- _EXCERPTED DATA_:

——————————

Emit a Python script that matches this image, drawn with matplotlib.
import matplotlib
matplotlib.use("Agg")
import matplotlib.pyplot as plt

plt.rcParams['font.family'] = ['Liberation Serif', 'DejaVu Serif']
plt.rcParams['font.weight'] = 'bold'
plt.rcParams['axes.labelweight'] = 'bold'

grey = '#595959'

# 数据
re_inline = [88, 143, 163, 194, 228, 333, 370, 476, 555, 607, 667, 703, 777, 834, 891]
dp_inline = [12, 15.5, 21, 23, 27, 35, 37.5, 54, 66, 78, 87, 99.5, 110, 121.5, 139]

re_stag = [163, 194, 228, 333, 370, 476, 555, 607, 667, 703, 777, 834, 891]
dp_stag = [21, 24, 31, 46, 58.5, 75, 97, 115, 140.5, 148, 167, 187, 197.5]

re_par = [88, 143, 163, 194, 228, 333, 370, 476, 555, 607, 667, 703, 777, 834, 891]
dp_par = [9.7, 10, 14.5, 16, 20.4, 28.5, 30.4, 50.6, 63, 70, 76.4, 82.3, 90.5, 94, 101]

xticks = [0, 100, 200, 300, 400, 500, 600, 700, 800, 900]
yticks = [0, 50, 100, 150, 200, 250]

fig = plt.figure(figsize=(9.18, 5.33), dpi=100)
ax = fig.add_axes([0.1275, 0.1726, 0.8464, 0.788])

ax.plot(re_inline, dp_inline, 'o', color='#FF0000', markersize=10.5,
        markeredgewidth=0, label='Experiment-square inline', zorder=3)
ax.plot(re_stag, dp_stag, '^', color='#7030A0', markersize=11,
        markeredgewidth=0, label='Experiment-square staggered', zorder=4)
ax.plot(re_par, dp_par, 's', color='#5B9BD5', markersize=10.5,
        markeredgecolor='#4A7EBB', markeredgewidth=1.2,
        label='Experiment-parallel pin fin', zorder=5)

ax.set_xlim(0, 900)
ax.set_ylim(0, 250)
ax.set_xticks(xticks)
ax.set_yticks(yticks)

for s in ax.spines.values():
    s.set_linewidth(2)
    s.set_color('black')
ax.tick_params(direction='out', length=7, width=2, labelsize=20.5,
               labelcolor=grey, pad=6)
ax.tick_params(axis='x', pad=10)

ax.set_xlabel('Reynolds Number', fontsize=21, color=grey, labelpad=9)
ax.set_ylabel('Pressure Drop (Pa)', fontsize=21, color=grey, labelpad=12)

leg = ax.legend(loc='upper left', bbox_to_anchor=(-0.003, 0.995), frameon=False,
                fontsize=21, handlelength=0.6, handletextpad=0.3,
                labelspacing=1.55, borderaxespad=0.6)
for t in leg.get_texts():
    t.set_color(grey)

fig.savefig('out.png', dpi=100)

——————————

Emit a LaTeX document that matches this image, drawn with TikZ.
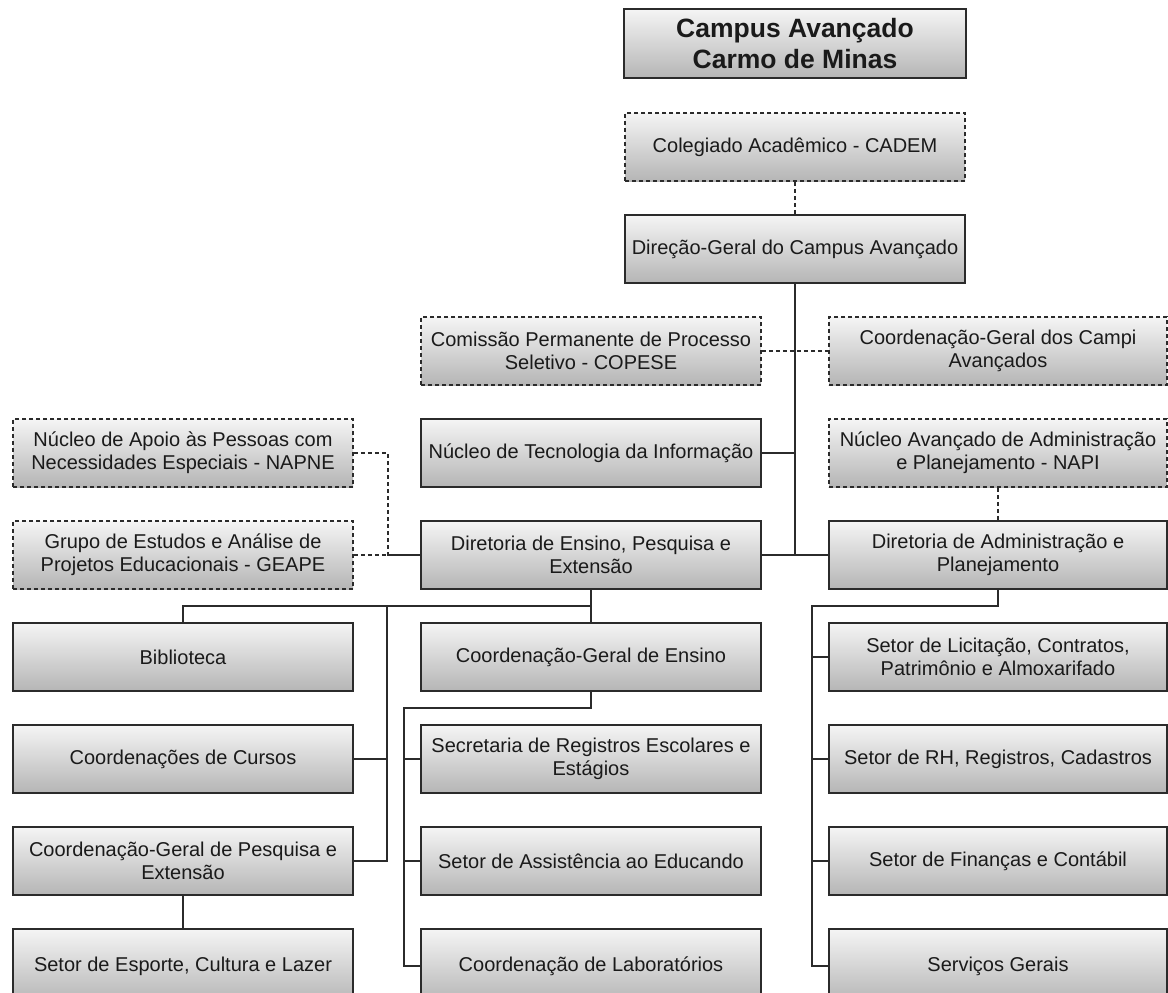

——————————

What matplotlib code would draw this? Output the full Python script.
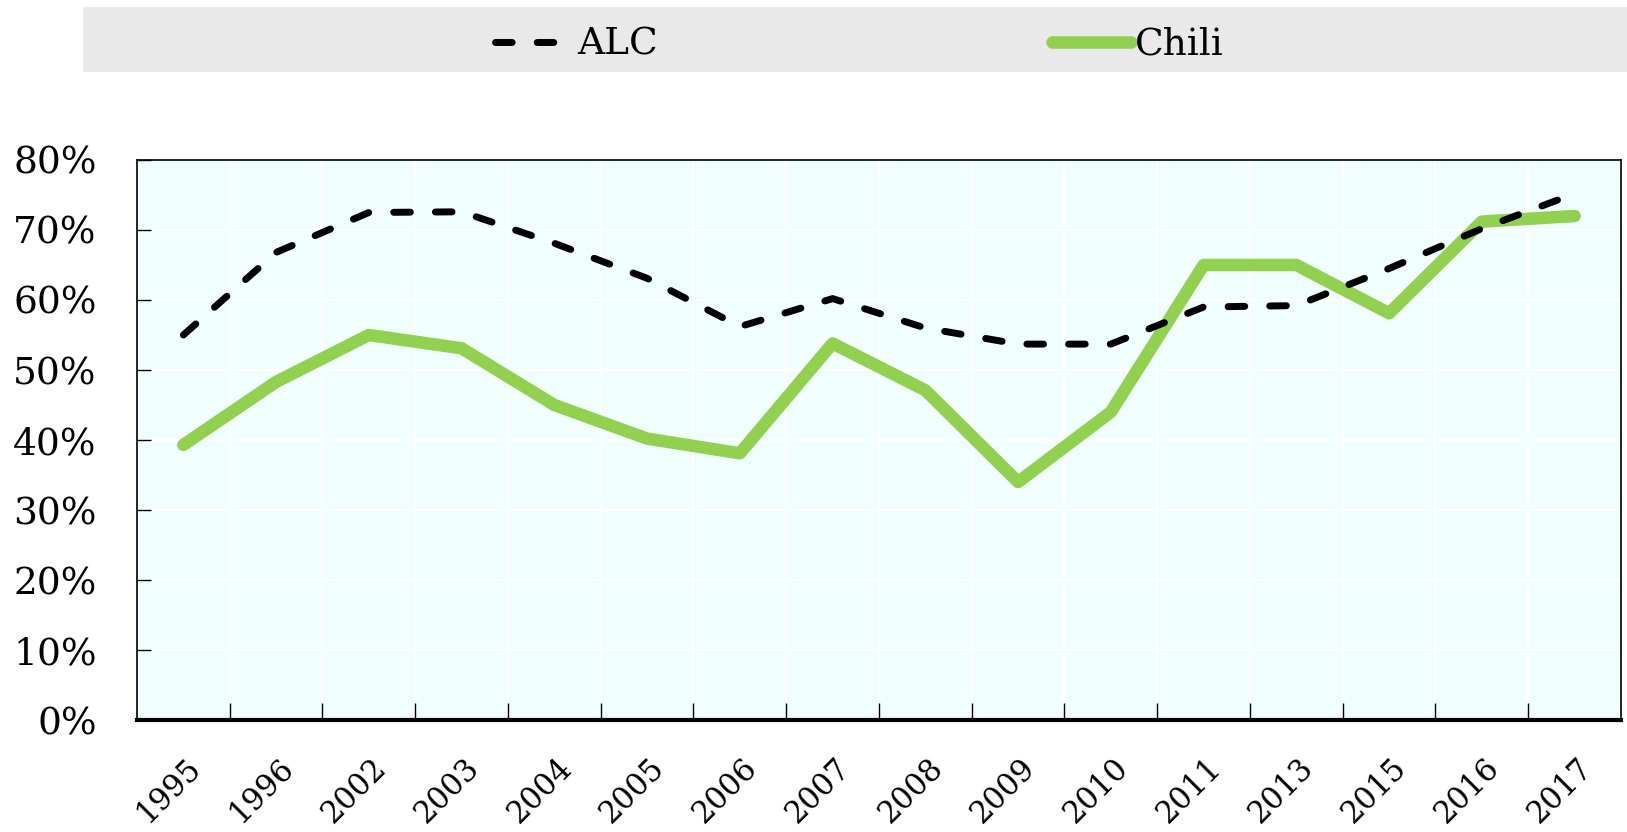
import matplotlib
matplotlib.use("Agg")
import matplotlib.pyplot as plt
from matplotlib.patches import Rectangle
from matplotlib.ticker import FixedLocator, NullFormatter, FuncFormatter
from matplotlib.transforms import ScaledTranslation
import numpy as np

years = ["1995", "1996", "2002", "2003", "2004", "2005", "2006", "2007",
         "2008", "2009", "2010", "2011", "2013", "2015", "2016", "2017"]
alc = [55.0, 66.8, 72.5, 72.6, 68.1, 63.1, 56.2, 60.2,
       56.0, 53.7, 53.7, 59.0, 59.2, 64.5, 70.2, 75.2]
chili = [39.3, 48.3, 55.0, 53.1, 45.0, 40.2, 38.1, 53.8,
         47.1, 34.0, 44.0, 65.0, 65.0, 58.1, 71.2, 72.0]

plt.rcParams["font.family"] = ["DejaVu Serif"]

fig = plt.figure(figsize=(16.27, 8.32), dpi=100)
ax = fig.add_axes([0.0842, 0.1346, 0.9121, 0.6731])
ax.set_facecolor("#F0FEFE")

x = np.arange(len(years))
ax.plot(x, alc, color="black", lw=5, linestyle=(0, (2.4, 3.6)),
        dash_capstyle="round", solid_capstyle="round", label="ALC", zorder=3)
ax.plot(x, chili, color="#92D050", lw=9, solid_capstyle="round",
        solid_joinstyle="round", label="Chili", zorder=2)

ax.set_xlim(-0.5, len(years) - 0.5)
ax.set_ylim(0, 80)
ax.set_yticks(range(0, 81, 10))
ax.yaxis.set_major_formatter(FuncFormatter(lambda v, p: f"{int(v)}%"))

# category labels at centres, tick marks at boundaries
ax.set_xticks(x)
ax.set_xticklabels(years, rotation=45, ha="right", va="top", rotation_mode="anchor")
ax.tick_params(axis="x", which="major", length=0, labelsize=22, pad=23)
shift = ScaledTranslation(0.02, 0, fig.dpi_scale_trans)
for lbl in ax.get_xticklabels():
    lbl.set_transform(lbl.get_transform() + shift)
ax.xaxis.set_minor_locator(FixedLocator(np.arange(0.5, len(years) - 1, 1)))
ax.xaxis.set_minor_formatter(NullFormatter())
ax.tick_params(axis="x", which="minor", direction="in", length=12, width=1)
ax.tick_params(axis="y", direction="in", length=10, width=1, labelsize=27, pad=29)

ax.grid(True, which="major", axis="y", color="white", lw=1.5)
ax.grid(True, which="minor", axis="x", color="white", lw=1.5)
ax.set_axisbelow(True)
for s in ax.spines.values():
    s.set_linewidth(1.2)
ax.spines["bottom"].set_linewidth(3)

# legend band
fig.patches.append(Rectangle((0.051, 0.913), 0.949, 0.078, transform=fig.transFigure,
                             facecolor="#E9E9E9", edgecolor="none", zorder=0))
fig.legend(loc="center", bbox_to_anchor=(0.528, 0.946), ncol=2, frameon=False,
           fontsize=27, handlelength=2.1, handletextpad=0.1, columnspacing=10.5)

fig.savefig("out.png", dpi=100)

——————————

- _YOUR INSTRUCTIONS_:
From the entries above, give again exactly the lines running from the line with "Emit a Python" to the line with "grey = '#595959'"; include both of those lines.

- _RESULT_:
Emit a Python script that matches this image, drawn with matplotlib.
import matplotlib
matplotlib.use("Agg")
import matplotlib.pyplot as plt

plt.rcParams['font.family'] = ['Liberation Serif', 'DejaVu Serif']
plt.rcParams['font.weight'] = 'bold'
plt.rcParams['axes.labelweight'] = 'bold'

grey = '#595959'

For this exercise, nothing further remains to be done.